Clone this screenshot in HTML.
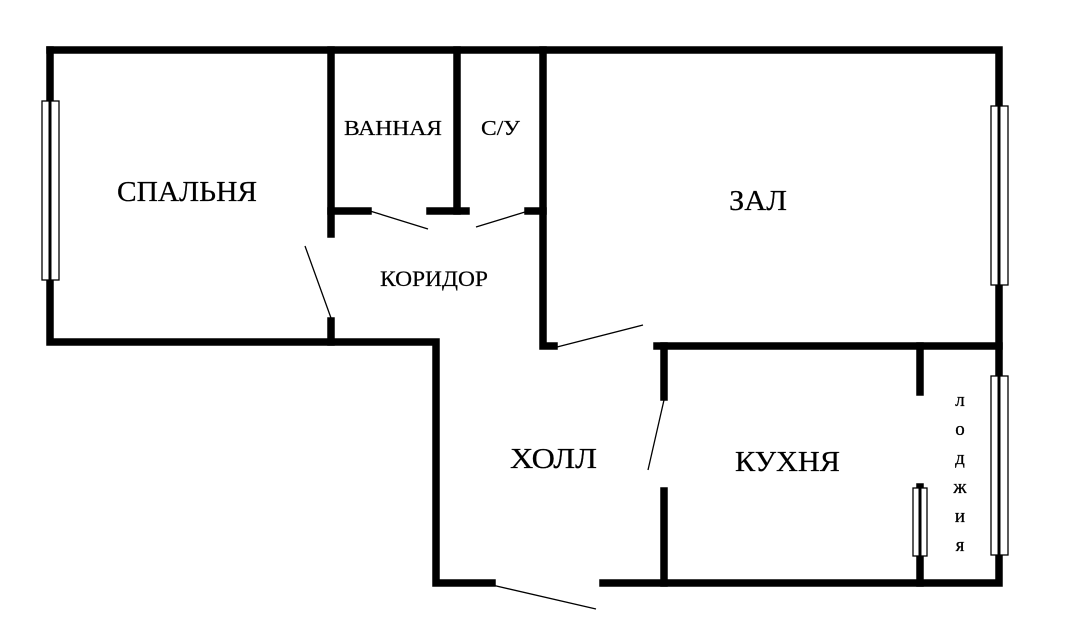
<!DOCTYPE html>
<html><head><meta charset="utf-8"><style>
html,body{margin:0;padding:0;background:#fff;}
svg{display:block}
text{font-family:"Liberation Serif","DejaVu Serif",serif;fill:#000;}
</style></head><body>
<svg width="1080" height="635" viewBox="0 0 1080 635" xmlns="http://www.w3.org/2000/svg">
<rect width="1080" height="635" fill="#fff"/>
<g stroke="#000" stroke-width="7.5" fill="none" stroke-linecap="square">
  <path d="M50 50 H999 V583 H603"/>
  <path d="M492 583 H436 V342 H50 V50"/>
  <path d="M331 50 V234"/>
  <path d="M331 321 V342"/>
  <path d="M331 211 H368"/>
  <path d="M457 50 V211"/>
  <path d="M430 211 H466"/>
  <path d="M543 50 V346 H554"/>
  <path d="M528 211 H543"/>
  <path d="M657 346 H999"/>
  <path d="M664 346 V397"/>
  <path d="M664 491 V583"/>
  <path d="M920 346 V392"/>
  <path d="M920 487 V583"/>
</g>
<g stroke="#000" stroke-width="1.3">
  <line x1="370" y1="211" x2="428" y2="229"/>
  <line x1="476" y1="227" x2="525" y2="212"/>
  <line x1="305" y1="246" x2="331" y2="318"/>
  <line x1="557" y1="347" x2="643" y2="325"/>
  <line x1="664" y1="400" x2="648" y2="470"/>
  <line x1="492" y1="585" x2="596" y2="609"/>
</g>
<g fill="#fff" stroke="#000" stroke-width="1.3">
  <rect x="42" y="101" width="17" height="179"/>
  <rect x="991" y="106" width="17" height="179"/>
  <rect x="991" y="376" width="17" height="179"/>
  <rect x="913" y="488" width="14" height="68"/>
</g>
<g stroke="#000" stroke-width="3">
  <line x1="50" y1="101" x2="50" y2="280"/>
  <line x1="999" y1="106" x2="999" y2="285"/>
  <line x1="999" y1="376" x2="999" y2="555"/>
  <line x1="920" y1="488" x2="920" y2="556"/>
</g>
<g stroke="#000" stroke-width="0.2">
  <text x="117" y="201" font-size="29" textLength="140" lengthAdjust="spacingAndGlyphs">СПАЛЬНЯ</text>
  <text x="344" y="135" font-size="21" textLength="98" lengthAdjust="spacingAndGlyphs">ВАННАЯ</text>
  <text x="481" y="135" font-size="21" textLength="39" lengthAdjust="spacingAndGlyphs">С/У</text>
  <text x="729" y="210" font-size="29" textLength="58" lengthAdjust="spacingAndGlyphs">ЗАЛ</text>
  <text x="380" y="286" font-size="22" textLength="108" lengthAdjust="spacingAndGlyphs">КОРИДОР</text>
  <text x="510" y="468" font-size="29" textLength="87" lengthAdjust="spacingAndGlyphs">ХОЛЛ</text>
  <text x="735" y="471" font-size="29" textLength="105" lengthAdjust="spacingAndGlyphs">КУХНЯ</text>
</g>
<g text-anchor="middle" font-size="19" stroke="#000" stroke-width="0.3">
  <text x="960" y="406">л</text>
  <text x="960" y="435">о</text>
  <text x="960" y="464">д</text>
  <text x="960" y="493">ж</text>
  <text x="960" y="522">и</text>
  <text x="960" y="551">я</text>
</g>
</svg>
</body></html>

What is required -> Each line of the data is to be duplicated exactly; pictures stay out of the copy.

Correct output ->
Clone this screenshot in HTML.
<!DOCTYPE html>
<html><head><meta charset="utf-8"><style>
html,body{margin:0;padding:0;background:#fff;}
svg{display:block}
text{font-family:"Liberation Serif","DejaVu Serif",serif;fill:#000;}
</style></head><body>
<svg width="1080" height="635" viewBox="0 0 1080 635" xmlns="http://www.w3.org/2000/svg">
<rect width="1080" height="635" fill="#fff"/>
<g stroke="#000" stroke-width="7.5" fill="none" stroke-linecap="square">
  <path d="M50 50 H999 V583 H603"/>
  <path d="M492 583 H436 V342 H50 V50"/>
  <path d="M331 50 V234"/>
  <path d="M331 321 V342"/>
  <path d="M331 211 H368"/>
  <path d="M457 50 V211"/>
  <path d="M430 211 H466"/>
  <path d="M543 50 V346 H554"/>
  <path d="M528 211 H543"/>
  <path d="M657 346 H999"/>
  <path d="M664 346 V397"/>
  <path d="M664 491 V583"/>
  <path d="M920 346 V392"/>
  <path d="M920 487 V583"/>
</g>
<g stroke="#000" stroke-width="1.3">
  <line x1="370" y1="211" x2="428" y2="229"/>
  <line x1="476" y1="227" x2="525" y2="212"/>
  <line x1="305" y1="246" x2="331" y2="318"/>
  <line x1="557" y1="347" x2="643" y2="325"/>
  <line x1="664" y1="400" x2="648" y2="470"/>
  <line x1="492" y1="585" x2="596" y2="609"/>
</g>
<g fill="#fff" stroke="#000" stroke-width="1.3">
  <rect x="42" y="101" width="17" height="179"/>
  <rect x="991" y="106" width="17" height="179"/>
  <rect x="991" y="376" width="17" height="179"/>
  <rect x="913" y="488" width="14" height="68"/>
</g>
<g stroke="#000" stroke-width="3">
  <line x1="50" y1="101" x2="50" y2="280"/>
  <line x1="999" y1="106" x2="999" y2="285"/>
  <line x1="999" y1="376" x2="999" y2="555"/>
  <line x1="920" y1="488" x2="920" y2="556"/>
</g>
<g stroke="#000" stroke-width="0.2">
  <text x="117" y="201" font-size="29" textLength="140" lengthAdjust="spacingAndGlyphs">СПАЛЬНЯ</text>
  <text x="344" y="135" font-size="21" textLength="98" lengthAdjust="spacingAndGlyphs">ВАННАЯ</text>
  <text x="481" y="135" font-size="21" textLength="39" lengthAdjust="spacingAndGlyphs">С/У</text>
  <text x="729" y="210" font-size="29" textLength="58" lengthAdjust="spacingAndGlyphs">ЗАЛ</text>
  <text x="380" y="286" font-size="22" textLength="108" lengthAdjust="spacingAndGlyphs">КОРИДОР</text>
  <text x="510" y="468" font-size="29" textLength="87" lengthAdjust="spacingAndGlyphs">ХОЛЛ</text>
  <text x="735" y="471" font-size="29" textLength="105" lengthAdjust="spacingAndGlyphs">КУХНЯ</text>
</g>
<g text-anchor="middle" font-size="19" stroke="#000" stroke-width="0.3">
  <text x="960" y="406">л</text>
  <text x="960" y="435">о</text>
  <text x="960" y="464">д</text>
  <text x="960" y="493">ж</text>
  <text x="960" y="522">и</text>
  <text x="960" y="551">я</text>
</g>
</svg>
</body></html>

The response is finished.